Re: UTF-16 inside UTF-8

From: Peter Kirk (
Date: Wed Nov 05 2003 - 06:38:24 EST

  • Next message: Philippe Verdy: "Re: UTF-16 inside UTF-8"

    On 04/11/2003 21:49, Doug Ewell wrote:

    >Peter Kirk <peterkirk at qaya dot org> wrote:
    >>>... (a very old, legacy application, unaware of the existence of
    >>>codepoints above U+FFFF) ...
    >>Such applications are not "very old", they are still being written.
    >>For example (see,
    >>MySQL 4.1 adds UCS-2 and UTF-8 support to previous versions but for
    >>single two-byte codes in UCS-2 and up to three bytes per UTF-8
    >>character only :-( - and this is still in alpha!
    >At the risk of upsetting the open-source faithful, that is just plain
    >lazy. Anyone who can master the wizardly details of building a powerful
    >(and commercially successful) database program can figure out how to
    >slap two surrogates together without destroying performance.
    >Constraining UTF-8 to the BMP is even less defensible, since there is no
    >performance penalty in allowing four-byte UTF-8 sequences.
    >-Doug Ewell
    > Fullerton, California
    Agreed. But to be fair to MySQL, they do mention as a potential problem
    that three bytes have to be allocated in strings for each UTF-8
    character.

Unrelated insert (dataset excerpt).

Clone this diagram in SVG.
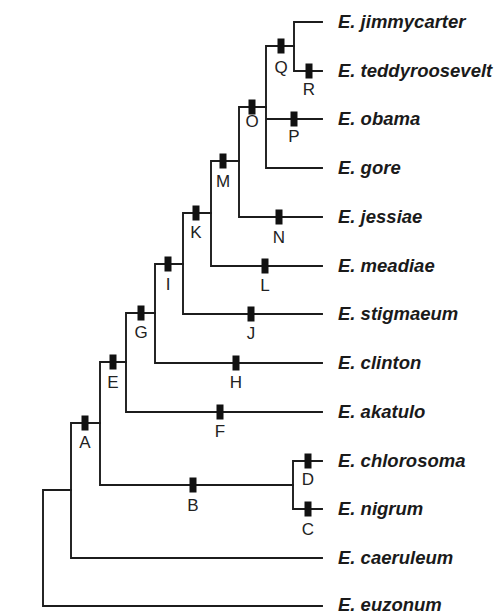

For full UTF-8 support they would need four bytes per
    character which would, from their perspective, be a greater problem.
    Also I suspect that Unicode data is actually being stored in 16-bit
    entities, and that the major issue is the extra complication of handling
    surrogate pairs within that representation (rather than the trivial one
    of converting such pairs to and from valid UTF-8).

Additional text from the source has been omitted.